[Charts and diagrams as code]

● ● ● ●

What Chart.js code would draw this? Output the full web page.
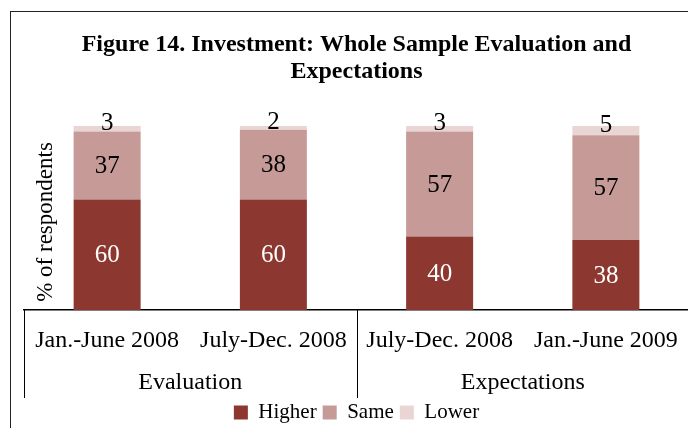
<!DOCTYPE html>
<html>
<head>
<meta charset="utf-8">
<script src="https://cdn.jsdelivr.net/npm/chart.js@4/dist/chart.umd.min.js"></script>
<style>
  html, body { margin: 0; padding: 0; background: #fff; overflow: hidden; }
  #wrap { width: 716px; height: 428px; position: relative; }
</style>
</head>
<body>
<div id="wrap"><canvas id="c" width="716" height="428"></canvas></div>
<script>
const categories = ['Jan.-June 2008', 'July-Dec. 2008', 'July-Dec. 2008', 'Jan.-June 2009'];
const groups = ['Evaluation', 'Expectations'];
const groupSizes = [2, 2];
const higher = [60, 60, 40, 38];
const same = [37, 38, 57, 57];
const lower = [3, 2, 3, 5];
const seriesNames = ['Higher', 'Same', 'Lower'];
const titleLines = ['Figure 14. Investment: Whole Sample Evaluation and', 'Expectations'];
const yTitle = '% of respondents';

const SERIF = "'Liberation Serif', 'Times New Roman', serif";
const colors = ['#8C372F', '#C69B97', '#E9D6D4'];

const framePlugin = {
  id: 'frame',
  beforeDraw(chart) {
    const ctx = chart.ctx;
    ctx.save();
    ctx.strokeStyle = '#222';
    ctx.lineWidth = 1;
    ctx.strokeRect(10.5, 11.5, chart.width - 21, chart.height + 20);
    ctx.restore();
  }
};

const labelPlugin = {
  id: 'segLabels',
  afterDatasetsDraw(chart) {
    const ctx = chart.ctx;
    ctx.save();
    ctx.font = '25px ' + SERIF;
    ctx.textAlign = 'center';
    ctx.textBaseline = 'middle';
    chart.data.datasets.forEach((ds, di) => {
      const meta = chart.getDatasetMeta(di);
      meta.data.forEach((el, i) => {
        const v = ds.data[i];
        let y = (el.y + el.base) / 2;
        if (di === 2) y -= 6;
        ctx.fillStyle = di === 0 ? '#fff' : '#000';
        ctx.fillText(String(v), el.x, y + 1);
      });
    });
    ctx.restore();
  }
};

const axisExtras = {
  id: 'axisExtras',
  afterDraw(chart) {
    const ctx = chart.ctx;
    const xs = chart.scales.x;
    const area = chart.chartArea;
    const step = xs.getPixelForValue(1) - xs.getPixelForValue(0);
    ctx.save();
    ctx.font = '23px ' + SERIF;
    ctx.fillStyle = '#000';
    ctx.textAlign = 'center';
    ctx.textBaseline = 'middle';
    ctx.translate(area.left + 22, (area.top + area.bottom) / 2 + 4);
    ctx.rotate(-Math.PI / 2);
    ctx.fillText(yTitle, 0, 0);
    ctx.restore();

    ctx.save();
    ctx.strokeStyle = '#000';
    ctx.lineWidth = 1;
    const yTop = area.bottom;
    const yBot = area.bottom + 88;
    let idx = 0;
    const bounds = [xs.getPixelForValue(0) - step / 2];
    groupSizes.forEach((n, g) => {
      const first = idx, last = idx + n - 1;
      bounds.push(xs.getPixelForValue(last) + step / 2);
      const cx = (xs.getPixelForValue(first) + xs.getPixelForValue(last)) / 2;
      ctx.font = '24px ' + SERIF;
      ctx.fillStyle = '#000';
      ctx.textAlign = 'center';
      ctx.textBaseline = 'middle';
      ctx.fillText(groups[g], cx, area.bottom + 73);
      idx += n;
    });
    bounds.forEach(b => {
      const x = Math.round(b) + 0.5;
      ctx.beginPath();
      ctx.moveTo(x, yTop);
      ctx.lineTo(x, yBot);
      ctx.stroke();
    });
    ctx.restore();
  }
};

new Chart(document.getElementById('c'), {
  type: 'bar',
  data: {
    labels: categories,
    datasets: [
      { label: seriesNames[0], data: higher, backgroundColor: colors[0] },
      { label: seriesNames[1], data: same, backgroundColor: colors[1] },
      { label: seriesNames[2], data: lower, backgroundColor: colors[2] }
    ]
  },
  options: {
    responsive: false,
    animation: false,
    events: [],
    layout: { padding: { left: 24, right: 27, top: 0, bottom: -5 } },
    datasets: { bar: { categoryPercentage: 1, barPercentage: 0.403 } },
    scales: {
      x: {
        stacked: true,
        grid: { display: false, drawTicks: false },
        border: { display: true, color: '#000', width: 1.5 },
        ticks: { color: '#000', font: { family: SERIF, size: 24 }, padding: 16, maxRotation: 0, autoSkip: false },
        afterFit(scale) { scale.height = 86; }
      },
      y: {
        stacked: true,
        display: false,
        min: 0,
        max: 100
      }
    },
    plugins: {
      title: {
        display: true,
        text: titleLines,
        color: '#000',
        font: { family: SERIF, size: 24, weight: 'bold', lineHeight: 1.125 },
        padding: { top: 31, bottom: 41 }
      },
      legend: {
        position: 'bottom',
        labels: {
          color: '#000',
          font: { family: SERIF, size: 21 },
          boxWidth: 14,
          boxHeight: 14,
          padding: 6
        }
      },
      tooltip: { enabled: false }
    }
  },
  plugins: [framePlugin, labelPlugin, axisExtras]
});
</script>
</body>
</html>
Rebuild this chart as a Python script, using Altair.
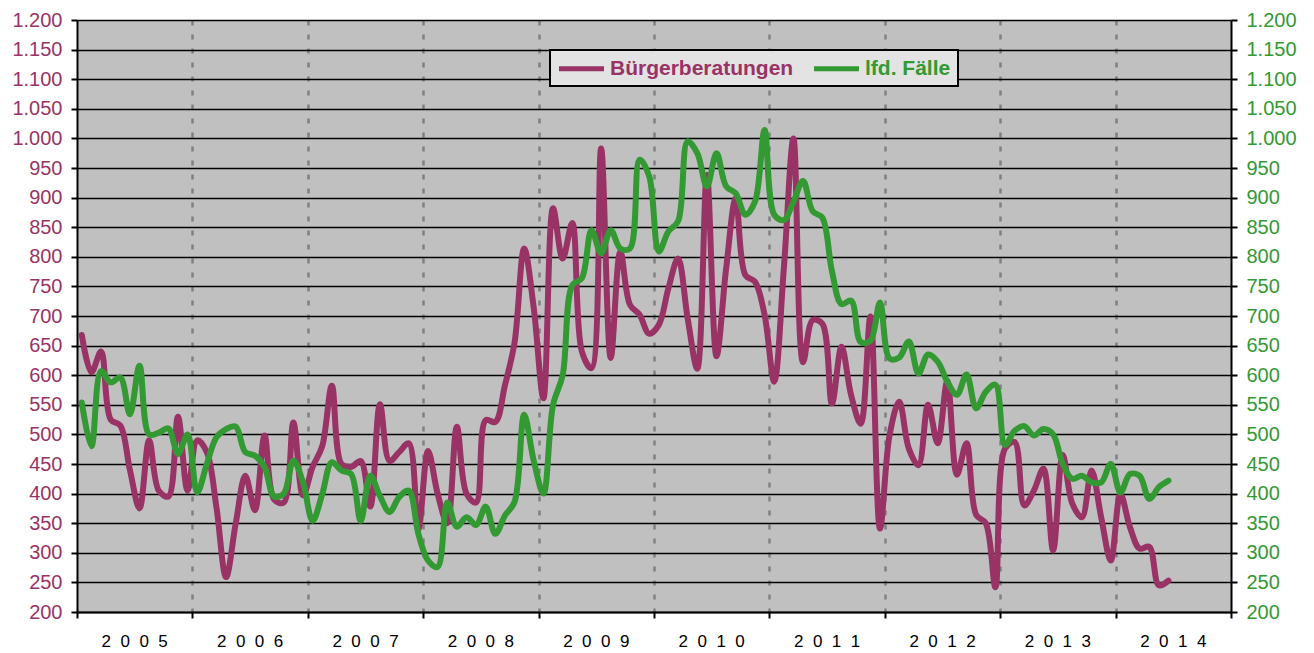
import altair as alt
import pandas as pd

YEARS = ["2005", "2006", "2007", "2008", "2009", "2010", "2011", "2012", "2013", "2014"]
SERIES = ["Bürgerberatungen", "lfd. Fälle"]

# monthly values, Jan 2005 .. Jun 2014
BUERGER = [
    668, 605, 640, 525, 515, 440, 375, 490, 405, 395, 530, 405,
    490, 470, 377, 259, 349, 430, 372, 498, 390, 385, 520, 397,
    445, 480, 582, 450, 445, 455, 378, 551, 455, 470, 485, 340,
    472, 400, 350, 513, 400, 385, 524, 521, 583, 655, 814, 713,
    561, 882, 797, 857, 640, 612, 983, 629, 809, 719, 702, 670,
    685, 747, 797, 696, 611, 938, 632, 780, 899, 769, 758, 702,
    589, 780, 1000, 622, 693, 687, 552, 648, 566, 518, 699, 341,
    499, 555, 476, 448, 550, 485, 590, 432, 485, 364, 350, 242,
    476, 487, 380, 405, 442, 304, 465, 383, 360, 439, 360, 287,
    399, 343, 307, 310, 245, 253,
]
FAELLE = [
    554, 480, 607, 588, 596, 534, 616, 500, 503, 510, 467, 500,
    402, 450, 495, 509, 513, 470, 464, 445, 395, 400, 456, 419,
    354, 399, 453, 439, 433, 354, 430, 396, 369, 394, 405, 332,
    287, 276, 385, 344, 360, 347, 378, 332, 363, 386, 533, 455,
    400, 550, 600, 752, 764, 845, 806, 845, 814, 814, 964, 936,
    809, 843, 860, 995, 975, 919, 975, 919, 907, 871, 893, 1014,
    871, 862, 893, 928, 877, 866, 776, 720, 726, 656, 658, 723,
    628, 630, 657, 603, 635, 623, 589, 567, 601, 544, 572, 584,
    482, 506, 514, 498, 509, 500, 450, 425, 430, 419, 419, 450,
    402, 433, 430, 391, 411, 422,
]
Y_TICKS = list(range(200, 1201, 50))
X_TICKS = list(range(0, 121, 12))

W, H = 1154, 592
MAGENTA = "#993366"
GREEN = "#339933"
FONT = "Liberation Sans"

n = len(BUERGER)
df = pd.DataFrame({
    "m": [i + 0.5 for i in range(n)] * 2,
    "v": BUERGER + FAELLE,
    "s": [SERIES[0]] * n + [SERIES[1]] * n,
})
yr = pd.DataFrame({
    "m": [12 * k + 6 for k in range(len(YEARS))],
    "t": ["\u2007".join(y) for y in YEARS],
})

x_enc = alt.X(
    "m:Q",
    scale=alt.Scale(domain=[0, 120], nice=False, zero=False),
    axis=alt.Axis(
        values=X_TICKS, labels=False, title=None,
        grid=True, gridColor="#808080", gridDash=[5, 9], gridWidth=2.5,
        gridOpacity={"condition": {"test": "datum.value == 0 || datum.value == 120", "value": 0}, "value": 1},
        domainColor="black", domainWidth=2, tickColor="black", tickWidth=2, tickSize=6,
    ),
)

label_expr = "datum.value >= 1000 ? '1.' + format(datum.value - 1000, '03d') : format(datum.value, 'd')"

def y_enc(orient, color, grid):
    return alt.Y(
        "v:Q",
        scale=alt.Scale(domain=[200, 1200], nice=False, zero=False),
        axis=alt.Axis(
            orient=orient, values=Y_TICKS, title=None, labelExpr=label_expr,
            labelColor=color, labelFont=FONT, labelFontSize=20, labelPadding=9,
            tickColor="black", tickWidth=2, tickSize=6,
            domainColor="black", domainWidth=2,
            grid=grid, gridColor="black", gridWidth=1.5,
        ),
    )

legend = alt.Legend(
    orient="none", legendX=473, legendY=30, direction="horizontal", title=None,
    symbolType="M-2.5,0H2.5", symbolSize=324, symbolStrokeWidth=5, symbolOffset=13,
    labelFont=FONT, labelFontSize=21, labelFontWeight="bold", labelOffset=17,
    labelColor={"expr": "datum.value == 'Bürgerberatungen' ? '#993366' : '#339933'"},
    labelLimit=400, columnPadding=10, padding=7,
    fillColor="#E3E3E3", strokeColor="black", cornerRadius=0,
)
color_enc = alt.Color("s:N", scale=alt.Scale(domain=SERIES, range=[MAGENTA, GREEN]), legend=legend)

base = alt.Chart(df)
l1 = base.transform_filter(alt.datum.s == SERIES[0]).mark_line(
    interpolate="catmull-rom", strokeWidth=6, strokeJoin="round", strokeCap="round"
).encode(x=x_enc, y=y_enc("left", MAGENTA, True), color=color_enc)
l2 = base.transform_filter(alt.datum.s == SERIES[1]).mark_line(
    interpolate="catmull-rom", strokeWidth=6, strokeJoin="round", strokeCap="round"
).encode(x=x_enc, y=y_enc("right", GREEN, False), color=color_enc)

years = alt.Chart(yr).mark_text(
    font=FONT, fontSize=17, color="black", baseline="alphabetic", align="center"
).encode(x=x_enc, y=alt.value(H + 35), text="t:N")

chart = alt.layer(l1, l2, years).resolve_scale(y="independent").properties(
    width=W, height=H,
    padding={"left": 69, "top": 12, "right": 75, "bottom": 40},
    autosize=alt.AutoSizeParams(type="none"),
    background="white",
).configure_view(fill="#C0C0C0", stroke="transparent").configure_legend(strokeWidth=2)

chart.save("out.html", embed_options={"renderer": "svg", "actions": False})
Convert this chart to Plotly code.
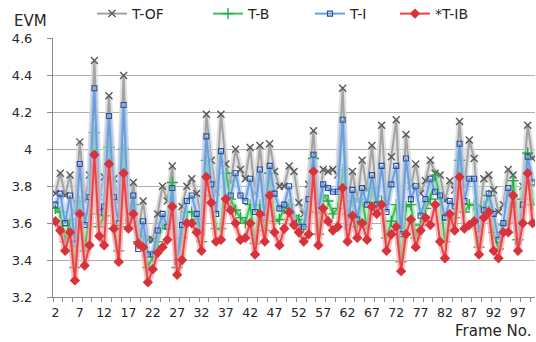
import plotly.graph_objects as go

# Frame numbers on the category axis
frames = list(range(2, 101))

# EVM per frame for each scheme
evm_t_of = [3.76, 3.87, 3.75, 3.86, 3.66, 4.04, 3.72, 3.86, 4.48, 3.74,
            3.85, 4.29, 3.84, 3.72, 4.40, 3.63, 3.82, 3.55, 3.72, 3.51,
            3.51, 3.65, 3.80, 3.72, 3.91, 3.42, 3.69, 3.80, 3.84, 3.76,
            3.62, 4.19, 3.94, 3.77, 4.19, 3.92, 3.82, 4.00, 3.89, 3.84,
            4.01, 3.76, 4.02, 3.73, 4.03, 3.88, 3.80, 3.80, 3.91, 3.88,
            3.71, 3.65, 3.81, 4.10, 3.67, 3.89, 3.88, 3.89, 3.86, 4.33,
            3.70, 3.88, 3.72, 3.94, 3.78, 4.02, 3.73, 4.13, 3.72, 3.96,
            4.16, 3.58, 4.08, 3.80, 3.92, 3.76, 3.83, 3.94, 3.87, 3.86,
            3.72, 3.83, 3.78, 4.15, 3.80, 4.05, 3.95, 3.62, 3.84, 3.86,
            3.78, 3.66, 3.70, 3.89, 3.86, 3.58, 3.80, 4.13, 3.95]

evm_t_b = [3.68, 3.66, 3.50, 3.62, 3.36, 3.72, 3.45, 3.65, 4.09, 3.58,
           3.64, 4.01, 3.57, 3.45, 4.00, 3.58, 3.70, 3.50, 3.53, 3.36,
           3.42, 3.50, 3.60, 3.57, 3.82, 3.36, 3.52, 3.66, 3.66, 3.62,
           3.50, 3.94, 3.75, 3.57, 3.57, 3.87, 3.73, 3.67, 3.63, 3.60,
           3.70, 3.49, 3.70, 3.56, 3.87, 3.61, 3.62, 3.68, 3.70, 3.64,
           3.62, 3.58, 3.66, 3.95, 3.54, 3.75, 3.72, 3.65, 3.68, 3.89,
           3.65, 3.72, 3.58, 3.73, 3.57, 3.79, 3.68, 3.72, 3.52, 3.61,
           3.70, 3.39, 3.69, 3.70, 3.52, 3.59, 3.68, 3.73, 3.86, 3.73,
           3.50, 3.62, 3.63, 3.94, 3.66, 3.70, 3.70, 3.47, 3.69, 3.75,
           3.55, 3.46, 3.59, 3.60, 3.83, 3.51, 3.73, 3.98, 3.70]

evm_t_i = [3.70, 3.76, 3.60, 3.75, 3.49, 3.92, 3.59, 3.74, 4.33, 3.66,
           3.69, 4.18, 3.74, 3.60, 4.24, 3.61, 3.75, 3.46, 3.61, 3.43,
           3.43, 3.56, 3.65, 3.58, 3.79, 3.39, 3.59, 3.72, 3.75, 3.65,
           3.55, 4.07, 3.81, 3.65, 3.99, 3.70, 3.75, 3.87, 3.75, 3.72,
           3.84, 3.66, 3.89, 3.63, 3.91, 3.76, 3.68, 3.70, 3.80, 3.60,
           3.58, 3.58, 3.73, 3.97, 3.67, 3.81, 3.79, 3.77, 3.77, 4.16,
           3.58, 3.78, 3.62, 3.79, 3.70, 3.86, 3.70, 3.91, 3.66, 3.81,
           3.91, 3.54, 3.95, 3.73, 3.80, 3.64, 3.73, 3.84, 3.77, 3.75,
           3.63, 3.72, 3.69, 4.03, 3.72, 3.84, 3.84, 3.54, 3.67, 3.76,
           3.65, 3.51, 3.60, 3.79, 3.70, 3.50, 3.70, 3.96, 3.82]

evm_t_ib = [3.61, 3.56, 3.45, 3.55, 3.29, 3.65, 3.37, 3.48, 3.97, 3.53,
            3.48, 3.92, 3.57, 3.39, 3.87, 3.57, 3.65, 3.49, 3.47, 3.28,
            3.35, 3.44, 3.47, 3.51, 3.69, 3.32, 3.40, 3.60, 3.60, 3.55,
            3.45, 3.85, 3.71, 3.50, 3.51, 3.73, 3.67, 3.60, 3.51, 3.52,
            3.60, 3.43, 3.65, 3.50, 3.75, 3.55, 3.48, 3.57, 3.66, 3.59,
            3.55, 3.50, 3.54, 3.88, 3.48, 3.68, 3.61, 3.56, 3.58, 3.79,
            3.50, 3.64, 3.52, 3.60, 3.51, 3.69, 3.65, 3.70, 3.45, 3.54,
            3.58, 3.34, 3.54, 3.62, 3.47, 3.56, 3.63, 3.59, 3.70, 3.50,
            3.41, 3.65, 3.56, 3.85, 3.57, 3.59, 3.61, 3.43, 3.63, 3.66,
            3.45, 3.41, 3.55, 3.55, 3.75, 3.45, 3.60, 3.87, 3.60]

x_tick_vals = list(range(2, 98, 5))
y_tick_vals = [3.2, 3.4, 3.6, 3.8, 4.0, 4.2, 4.4, 4.6]
y_tick_text = ["3.2", "3.4", "3.6", "3.8", "4", "4.2", "4.4", "4.6"]

W, H = 536, 342
ML, MR, MT, MB = 53, 1, 32, 45
PW, PH = W - ML - MR, H - MT - MB
FONT = "DejaVu Sans"
TEXT = "#262626"


def px_x(px):
    return (px - ML) / PW


def px_y(py):
    return (H - MB - py) / PH


series = [
    # name, values, line colour, glow colour, marker, legend id, legend left px
    ("T-OF", evm_t_of, "#a3a3a3", "#d6d6d6",
     dict(symbol="x-thin", size=7, color="#595959", line=dict(width=1.4, color="#595959")),
     "legend", 92),
    ("T-B", evm_t_b, "#3fc05c", "#a6e3b2",
     dict(symbol="cross-thin", size=8, color="#27a845", line=dict(width=1.4, color="#27a845")),
     "legend2", 208),
    ("T-I", evm_t_i, "#6b9edd", "#b3cdef",
     dict(symbol="square-open", size=5, color="#2c4f92", line=dict(width=1.1, color="#2c4f92")),
     "legend3", 310),
    ("*T-IB", evm_t_ib, "#ee4146", "#f6a4a6",
     dict(symbol="diamond", size=8, color="#d8323a", line=dict(width=0)),
     "legend4", 395),
]

fig = go.Figure()
legends = {}
for name, vals, lc, gc, mk, leg, lx in series:
    # soft halo under each line
    fig.add_trace(go.Scatter(
        x=frames, y=vals, mode="lines", showlegend=False, hoverinfo="skip",
        line=dict(color=gc, width=6), opacity=0.7))
    fig.add_trace(go.Scatter(
        x=frames, y=vals, mode="lines+markers", name=name, legend=leg,
        line=dict(color=lc, width=2), marker=mk))
    legends[leg] = dict(
        xref="container", yref="container", x=lx / W, y=1 - 14 / H,
        xanchor="left", yanchor="middle", orientation="h",
        bgcolor="rgba(0,0,0,0)", itemwidth=30,
        font=dict(family=FONT, size=14, color=TEXT))

fig.update_layout(
    width=W, height=H,
    margin=dict(l=ML, r=MR, t=MT, b=MB),
    paper_bgcolor="white", plot_bgcolor="white",
    showlegend=True,
    xaxis=dict(
        range=[1.5, 100.5], tickmode="array", tickvals=x_tick_vals,
        ticks="", showgrid=False, zeroline=False,
        showline=True, linecolor="#8c8c8c", linewidth=1,
        tickfont=dict(family=FONT, size=12.5, color=TEXT),
        ticklabelstandoff=4,
        minor=dict(tickmode="array", tickvals=[1.5 + 2 * k for k in range(50)],
                   ticks="outside", ticklen=4, tickcolor="#8c8c8c", tickwidth=1,
                   showgrid=False),
    ),
    yaxis=dict(
        range=[3.2, 4.6], tickmode="array", tickvals=y_tick_vals, ticktext=y_tick_text,
        ticks="outside", ticklen=5, tickcolor="#8c8c8c",
        showgrid=True, gridcolor="#b0b0b0", gridwidth=1, zeroline=False,
        showline=True, linecolor="#8c8c8c", linewidth=1,
        tickfont=dict(family=FONT, size=13, color=TEXT),
        ticklabelstandoff=12,
    ),
    annotations=[
        dict(text="EVM", xref="paper", yref="paper", x=px_x(12), y=px_y(14),
             xanchor="left", yanchor="middle", showarrow=False,
             font=dict(family=FONT, size=15, color=TEXT)),
        dict(text="Frame No.", xref="paper", yref="paper", x=px_x(533), y=px_y(332),
             xanchor="right", yanchor="middle", showarrow=False,
             font=dict(family=FONT, size=15, color=TEXT)),
    ],
    **legends,
)

fig.write_html("out.html")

● ● ● ●

### Your objective
In the listing above, find the line containing "Convert this chart to Plotly code." and the line containing "frames = list(range(2, 101))". Print those two lines and every line between them exactly, with no pictures.

### Response to the task
Convert this chart to Plotly code.
import plotly.graph_objects as go

# Frame numbers on the category axis
frames = list(range(2, 101))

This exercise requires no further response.